Not that there was much sun on those April days. It poured with rain, and when photographers already unhappy at being soaked became so upset at being held back from the entrance to the Monte Carlo Sporting Club that they got into a punch-up with police, it seemed that Jack Kelly began to sympathise with his son-in-law and was reported to have said: “I guess the prince is going to have to roll with the punches.”
At last the couple made it to the altar. She looked gorgeous in a dress of champagne lace and he in a dashing uniform bedizened by medals. But even this moment, the most important for the young glamorous couple, was marred, as the prince later recalled. “Another thing that astonished me when we actually stood together in the cathedral was the fact that during this wedding, in front of the altar, there were cameras and microphones everywhere,” he said. “Such lack of solitude and dignity. Reflecting on this afterwards, we both agreed that we should really have got married somewhere in a little chapel in the mountains. That is the sort of impossible desire one has after these things.”
Even their honeymoon got off to a stormy start. They had intended to set off to Mallorca on the Royal yacht, the Deo Juvante, but as they left the port the boat was rocked by an enormous swell and the captain advised that they pull into the bay of Villefranche and sit out the bad weather.

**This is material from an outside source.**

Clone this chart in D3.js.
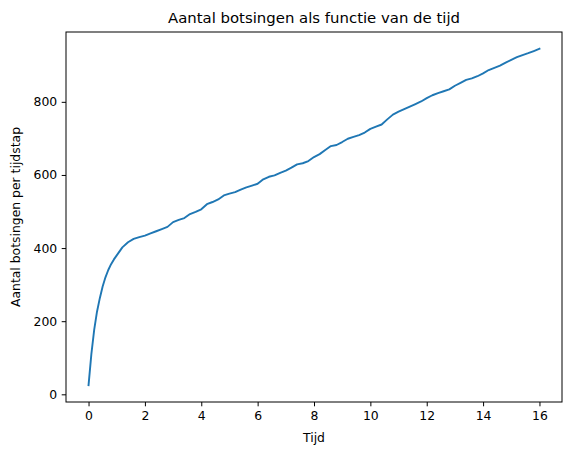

It may have been a difficult start, but as they finally sailed off to start their honeymoon and begin their married life, the modernisation of Monaco had begun.
Once, when trying to explain the level of local apprehension that attended his marriage, Prince Rainier was able to say as late as 1966: “You have to understand that quite a lot of the local people here have hardly been out of Monaco in their lives. I have heard of many Monégasques dying at the age of 70 who had only been once as far as Nice.”
Joining the swarm of helicopters that took to the skies after the grand prix, I cast a glance back at this very cosmopolitan little city-state, and reflected just how much had changed.